Gulfport is a city in Pinellas County, Florida, United States, bordering St. Petersburg, South Pasadena, and Boca Ciega Bay. The population of Gulfport was 12,029 at the 2010 census. Gulfport is part of the Tampa–St. Petersburg–Clearwater metropolitan statistical area.

History
Archaeological digs around Boca Ciega Bay indicate that settlements existed in the area circa 3000 to 8000 BC. The area was also densely populated during the Safety Harbor period. In 1528, the Spanish explorer Pánfilo de Narváez landed on the Pinellas peninsula, some say near present-day Gulfport, where he encountered the local Timucuan peoples.
 
Gulfport has been known by several names since its founding. The first settler in what would become Gulfport were James and Rebecca Barnett in 1868 and named the area Barnett's Bluff. As other settlers trickled in and homesteaded the area, the settlement became known as Bonifacio around 1880. In 1884 Philadelphia financier Hamilton Disston envisioned a thriving port town that he called Disston City. However, the United States Postal Service would not recognize the name as it conflicted with a town in Hillsborough County, and the name Bonifacio was retained. Once that community folded in 1890, the Post Office allowed Bonifacio to be renamed as Disston City. In 1905, the town name was changed to Veteran City to reflect John Chase's vision for a retirement community of Civil War veterans. On October 12, 1910 the name changed officially to Gulfport when it got incorporated at the Gulf Casino located on the dock of Electric Railroad Company.

On April 1, 1886, a man named W. J. McPherson, who had moved to Disston City from Deland the previous year, published The Sea Breeze, which was the first newspaper for the lower Pinellas Peninsula. With a population of about 150 people, Disston City was the largest settlement on the lower peninsula in the 1880s.

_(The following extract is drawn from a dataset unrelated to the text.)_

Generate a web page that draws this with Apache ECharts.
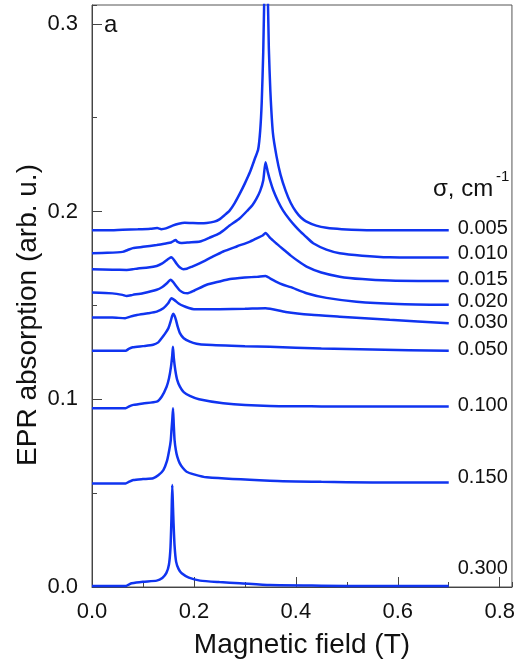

During the first two decades of the 20th century, there was a considerable leftist movement in Florida. This included Gulfport electing E. E. Wintersgill, a Socialist mayor, in 1910 and having four Socialists to one Democrat sitting on the town's council. 

Gulfport was a sundown town into the 1950s. An informal policy prohibited African Americans from staying within town limits after sundown.

Geography
According to the United States Census Bureau, the city has a total area of , of which  is land and  (26.30%) is water.

Demographics

According to the 2020 United States census, Gulfport had a population of 11,783 with 6,263 households. There were 1.87 persons per household and 87.7% lived in the same house as 1 year prior. The population per square mile was 4,255.3 

84.0% of the population was white, 6.4% was black or African American, 1.9% was Asian, 6.9% were two or more races, and 5.4% were Hispanic or Latino. There were 998 veterans in the city and 8.7% of the population were foreign born.

The median value of owner-occupied housing units was $252,500. The median selected monthly owner costs with a mortgage was $1,564. The median selected monthly owner costs without a mortgage was $573. The median gross rent was $1,211. The median household income was $56,896 and the per capita income was $42,374. 12,9% of the population lived behold the poverty threshold. 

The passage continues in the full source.